Your instructions -
Leave out the pictures; transcribe all else exactly.

(Rows from a dataset of charts and code)
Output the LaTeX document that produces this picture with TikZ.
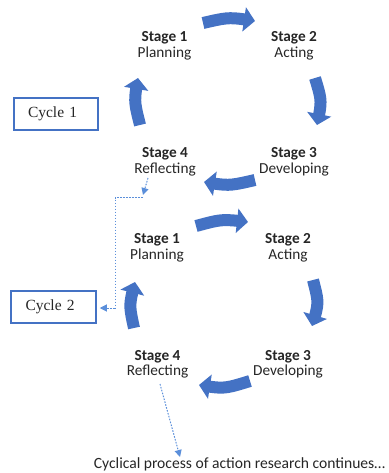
\documentclass[tikz,border=0pt]{standalone}
\usepackage{fontspec}
\setmainfont{Carlito}
\newfontfamily\serifbox{Liberation Serif}
\usetikzlibrary{arrows.meta,bending}
\definecolor{arrowblue}{HTML}{4472C4}
\definecolor{dotblue}{HTML}{5B8FDA}
\definecolor{txt}{HTML}{262626}
\tikzset{
  stagelabel/.style={align=center, text=txt, inner sep=0pt,
    font=\fontsize{15.3}{15.5}\selectfont},
  blockarrow/.style={draw=arrowblue, line width=12pt,
    -{Triangle[width=24pt,length=11pt,flex]}},
  cyclebox/.style={draw=arrowblue, line width=1.5pt, minimum height=32pt,
    text width=56pt, inner xsep=14pt, inner ysep=0pt, align=left,
    font=\serifbox\fontsize{15.5}{16}\selectfont, text=txt},
  dotarrow/.style={draw=dotblue, line width=1pt, dash pattern=on 1.6pt off 1.4pt,
    -{Triangle[width=7pt,length=7pt]}},
  dotline/.style={draw=dotblue, line width=1pt, dash pattern=on 1.6pt off 1.4pt},
}
\begin{document}
\begin{tikzpicture}[x=1pt,y=-1pt]
\useasboundingbox (0,0) rectangle (388,473);
% Cycle 1
\node[stagelabel] (a1) at (164.5,45.9) {\textbf{Stage 1}\\Planning};
\node[stagelabel] (a2) at (294,45.9) {\textbf{Stage 2}\\Acting};
\node[stagelabel] (a3) at (294,161.9) {\textbf{Stage 3}\\Developing};
\node[stagelabel] (a4) at (165,161.9) {\textbf{Stage 4}\\Reflecting};
\coordinate (a12s) at (203,23); \coordinate (a12e) at (255,21);
\coordinate (a23s) at (315,78); \coordinate (a23e) at (317,125);
\coordinate (a34s) at (255,180); \coordinate (a34e) at (204,182);
\coordinate (a41s) at (140,125); \coordinate (a41e) at (138,78);
\draw[blockarrow] (a12s) .. controls (229,17) .. (a12e);
\draw[blockarrow] (a23s) .. controls (322,101) .. (a23e);
\draw[blockarrow] (a34s) .. controls (229,186) .. (a34e);
\draw[blockarrow] (a41s) .. controls (134,101) .. (a41e);
\node[cyclebox, minimum width=84pt] (c1) at (56,114) {Cycle 1};
% Cycle 2
\node[stagelabel] (b1) at (157,247.9) {\textbf{Stage 1}\\Planning};
\node[stagelabel] (b2) at (288,247.9) {\textbf{Stage 2}\\Acting};
\node[stagelabel] (b3) at (288,364.3) {\textbf{Stage 3}\\Developing};
\node[stagelabel] (b4) at (157.5,364.3) {\textbf{Stage 4}\\Reflecting};
\coordinate (b12s) at (196,226); \coordinate (b12e) at (248,222);
\coordinate (b23s) at (313,280); \coordinate (b23e) at (312,326);
\coordinate (b34s) at (250,381); \coordinate (b34e) at (199,385);
\coordinate (b41s) at (134,328); \coordinate (b41e) at (135,282);
\draw[blockarrow] (b12s) .. controls (222,219) .. (b12e);
\draw[blockarrow] (b23s) .. controls (319,303) .. (b23e);
\draw[blockarrow] (b34s) .. controls (224,389) .. (b34e);
\draw[blockarrow] (b41s) .. controls (129,305) .. (b41e);
\node[cyclebox, minimum width=85pt] (c2) at (53.5,307) {Cycle 2};
% bottom text
\node[anchor=base, text=txt, inner sep=0pt, font=\fontsize{15.6}{16}\selectfont] (cont) at (239.5,468) {Cyclical process of action research continues\ldots};
% dotted connectors
\coordinate (d1s) at (148,178);
\coordinate (d1e) at (143,195);
\coordinate (d2s) at (143,197.5);
\coordinate (d2a) at (115,197.5);
\coordinate (d2b) at (115,308);
\draw[dotarrow] (d1s) -- (d1e);
\draw[dotline] (d2s) -- (d2a) -- (d2b);
\draw[dotarrow, shorten >=3pt] (d2b) -- (c2.east |- d2b);
\coordinate (d3s) at (160,384);
\draw[dotarrow] (d3s) -- (180,457);
\end{tikzpicture}
\end{document}
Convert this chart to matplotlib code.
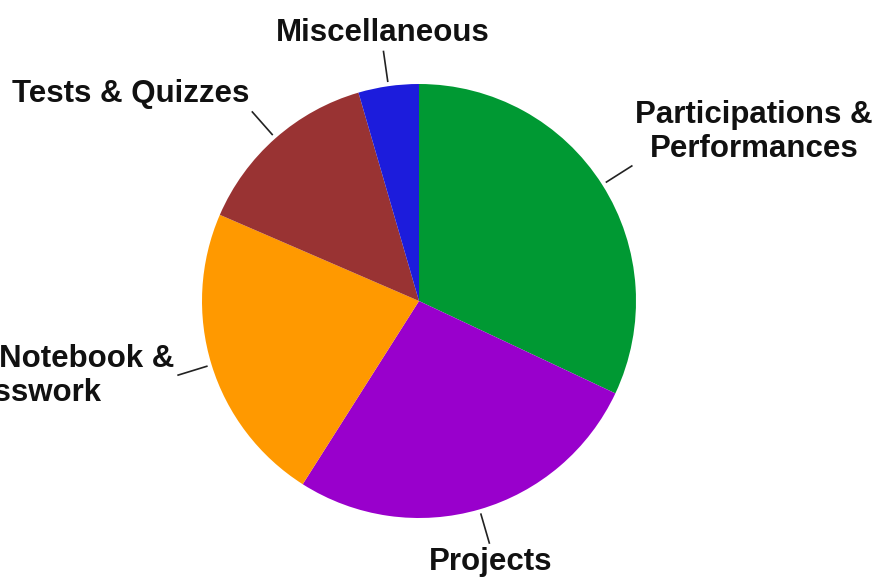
import numpy as np
import matplotlib
matplotlib.use("Agg")
import matplotlib.pyplot as plt

# slice data, clockwise from the top
labels = ["Participations &\nPerformances", "Projects", "Student Notebook &\nClasswork",
          "Tests & Quizzes", "Miscellaneous"]
values = [32, 27, 22.5, 14, 4.5]
colors = ["#009933", "#9900cc", "#ff9900", "#993333", "#1c1cdc"]


def main():
    fig = plt.figure(figsize=(8.75, 5.79), dpi=100)
    ax = fig.add_axes([0, 0, 1, 1])
    cx, cy, r = 419, 278, 217
    wedges, _ = ax.pie(values, colors=colors, startangle=90, counterclock=False,
                       center=(cx, cy), radius=r, wedgeprops=dict(linewidth=0))
    ax.set_xlim(0, 875)
    ax.set_ylim(0, 579)
    ax.set_aspect("equal")
    ax.axis("off")

    # leader lines and labels
    for w, lab in zip(wedges, labels):
        ang = np.deg2rad((w.theta1 + w.theta2) / 2)
        c, s = np.cos(ang), np.sin(ang)
        ax.plot([cx + 222 * c, cx + 252 * c], [cy + 222 * s, cy + 252 * s],
                color="#222222", lw=1.2)
        if abs(c) < 0.35:
            ha = "center"
            va = "bottom" if s > 0 else "top"
        else:
            ha = "left" if c > 0 else "right"
            if abs(s) < 0.5:
                va = "center"
            else:
                va = "bottom" if s > 0 else "top"
        ax.text(cx + 256 * c, cy + 256 * s, lab, ha=ha, va=va, multialignment="center",
                fontsize=22.5, fontweight="bold", family="Liberation Sans",
                linespacing=1.18, color="#111111")

    fig.savefig("out.png", dpi=100, facecolor="white")


if __name__ == "__main__":
    main()
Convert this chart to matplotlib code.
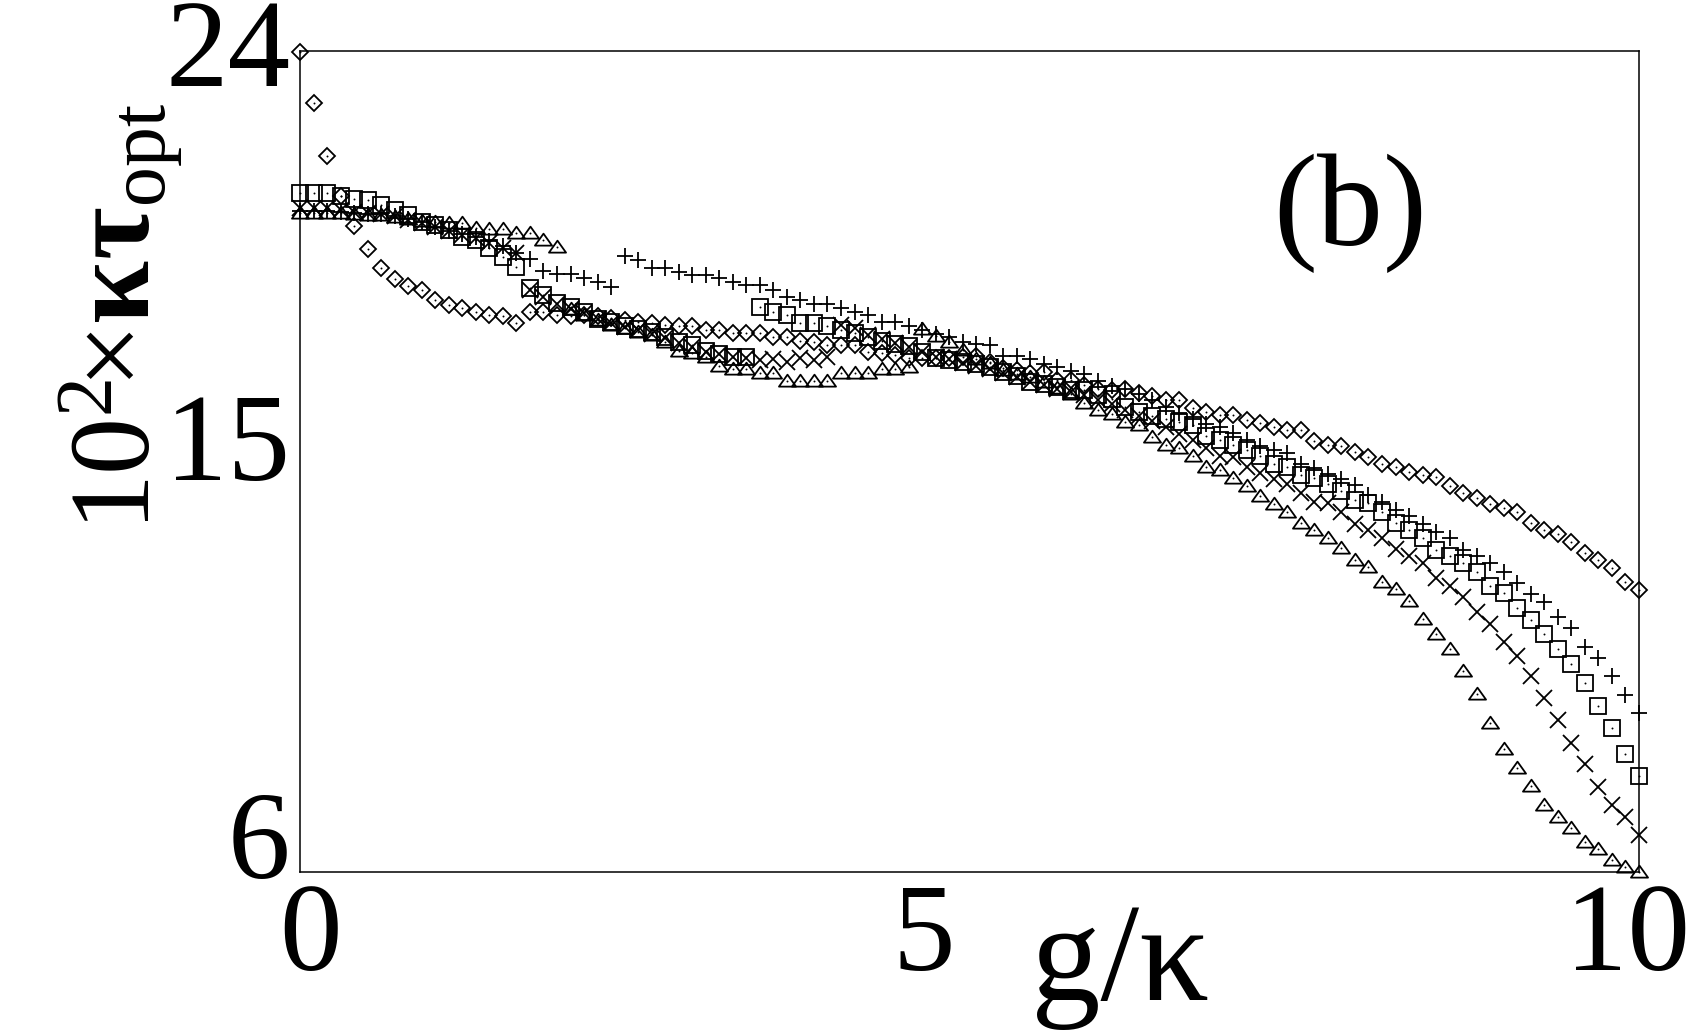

Exercise solution -
Output the LaTeX document that produces this picture with TikZ.
\documentclass[tikz,border=0pt]{standalone}
\usepackage{fontspec}
\setmainfont{Carlito}
\newfontfamily\serifbox{Liberation Serif}
\usetikzlibrary{arrows.meta,bending}
\definecolor{arrowblue}{HTML}{4472C4}
\definecolor{dotblue}{HTML}{5B8FDA}
\definecolor{txt}{HTML}{262626}
\tikzset{
  stagelabel/.style={align=center, text=txt, inner sep=0pt,
    font=\fontsize{15.3}{15.5}\selectfont},
  blockarrow/.style={draw=arrowblue, line width=12pt,
    -{Triangle[width=24pt,length=11pt,flex]}},
  cyclebox/.style={draw=arrowblue, line width=1.5pt, minimum height=32pt,
    text width=56pt, inner xsep=14pt, inner ysep=0pt, align=left,
    font=\serifbox\fontsize{15.5}{16}\selectfont, text=txt},
  dotarrow/.style={draw=dotblue, line width=1pt, dash pattern=on 1.6pt off 1.4pt,
    -{Triangle[width=7pt,length=7pt]}},
  dotline/.style={draw=dotblue, line width=1pt, dash pattern=on 1.6pt off 1.4pt},
}
\begin{document}
\begin{tikzpicture}[x=1pt,y=-1pt]
\useasboundingbox (0,0) rectangle (388,473);
% Cycle 1
\node[stagelabel] (a1) at (164.5,45.9) {\textbf{Stage 1}\\Planning};
\node[stagelabel] (a2) at (294,45.9) {\textbf{Stage 2}\\Acting};
\node[stagelabel] (a3) at (294,161.9) {\textbf{Stage 3}\\Developing};
\node[stagelabel] (a4) at (165,161.9) {\textbf{Stage 4}\\Reflecting};
\coordinate (a12s) at (203,23); \coordinate (a12e) at (255,21);
\coordinate (a23s) at (315,78); \coordinate (a23e) at (317,125);
\coordinate (a34s) at (255,180); \coordinate (a34e) at (204,182);
\coordinate (a41s) at (140,125); \coordinate (a41e) at (138,78);
\draw[blockarrow] (a12s) .. controls (229,17) .. (a12e);
\draw[blockarrow] (a23s) .. controls (322,101) .. (a23e);
\draw[blockarrow] (a34s) .. controls (229,186) .. (a34e);
\draw[blockarrow] (a41s) .. controls (134,101) .. (a41e);
\node[cyclebox, minimum width=84pt] (c1) at (56,114) {Cycle 1};
% Cycle 2
\node[stagelabel] (b1) at (157,247.9) {\textbf{Stage 1}\\Planning};
\node[stagelabel] (b2) at (288,247.9) {\textbf{Stage 2}\\Acting};
\node[stagelabel] (b3) at (288,364.3) {\textbf{Stage 3}\\Developing};
\node[stagelabel] (b4) at (157.5,364.3) {\textbf{Stage 4}\\Reflecting};
\coordinate (b12s) at (196,226); \coordinate (b12e) at (248,222);
\coordinate (b23s) at (313,280); \coordinate (b23e) at (312,326);
\coordinate (b34s) at (250,381); \coordinate (b34e) at (199,385);
\coordinate (b41s) at (134,328); \coordinate (b41e) at (135,282);
\draw[blockarrow] (b12s) .. controls (222,219) .. (b12e);
\draw[blockarrow] (b23s) .. controls (319,303) .. (b23e);
\draw[blockarrow] (b34s) .. controls (224,389) .. (b34e);
\draw[blockarrow] (b41s) .. controls (129,305) .. (b41e);
\node[cyclebox, minimum width=85pt] (c2) at (53.5,307) {Cycle 2};
% bottom text
\node[anchor=base, text=txt, inner sep=0pt, font=\fontsize{15.6}{16}\selectfont] (cont) at (239.5,468) {Cyclical process of action research continues\ldots};
% dotted connectors
\coordinate (d1s) at (148,178);
\coordinate (d1e) at (143,195);
\coordinate (d2s) at (143,197.5);
\coordinate (d2a) at (115,197.5);
\coordinate (d2b) at (115,308);
\draw[dotarrow] (d1s) -- (d1e);
\draw[dotline] (d2s) -- (d2a) -- (d2b);
\draw[dotarrow, shorten >=3pt] (d2b) -- (c2.east |- d2b);
\coordinate (d3s) at (160,384);
\draw[dotarrow] (d3s) -- (180,457);
\end{tikzpicture}
\end{document}
Convert this chart to matplotlib code.
import numpy as np
import matplotlib
matplotlib.use("Agg")
import matplotlib.pyplot as plt

# slice data, clockwise from the top
labels = ["Participations &\nPerformances", "Projects", "Student Notebook &\nClasswork",
          "Tests & Quizzes", "Miscellaneous"]
values = [32, 27, 22.5, 14, 4.5]
colors = ["#009933", "#9900cc", "#ff9900", "#993333", "#1c1cdc"]


def main():
    fig = plt.figure(figsize=(8.75, 5.79), dpi=100)
    ax = fig.add_axes([0, 0, 1, 1])
    cx, cy, r = 419, 278, 217
    wedges, _ = ax.pie(values, colors=colors, startangle=90, counterclock=False,
                       center=(cx, cy), radius=r, wedgeprops=dict(linewidth=0))
    ax.set_xlim(0, 875)
    ax.set_ylim(0, 579)
    ax.set_aspect("equal")
    ax.axis("off")

    # leader lines and labels
    for w, lab in zip(wedges, labels):
        ang = np.deg2rad((w.theta1 + w.theta2) / 2)
        c, s = np.cos(ang), np.sin(ang)
        ax.plot([cx + 222 * c, cx + 252 * c], [cy + 222 * s, cy + 252 * s],
                color="#222222", lw=1.2)
        if abs(c) < 0.35:
            ha = "center"
            va = "bottom" if s > 0 else "top"
        else:
            ha = "left" if c > 0 else "right"
            if abs(s) < 0.5:
                va = "center"
            else:
                va = "bottom" if s > 0 else "top"
        ax.text(cx + 256 * c, cy + 256 * s, lab, ha=ha, va=va, multialignment="center",
                fontsize=22.5, fontweight="bold", family="Liberation Sans",
                linespacing=1.18, color="#111111")

    fig.savefig("out.png", dpi=100, facecolor="white")


if __name__ == "__main__":
    main()
Convert this chart to matplotlib code.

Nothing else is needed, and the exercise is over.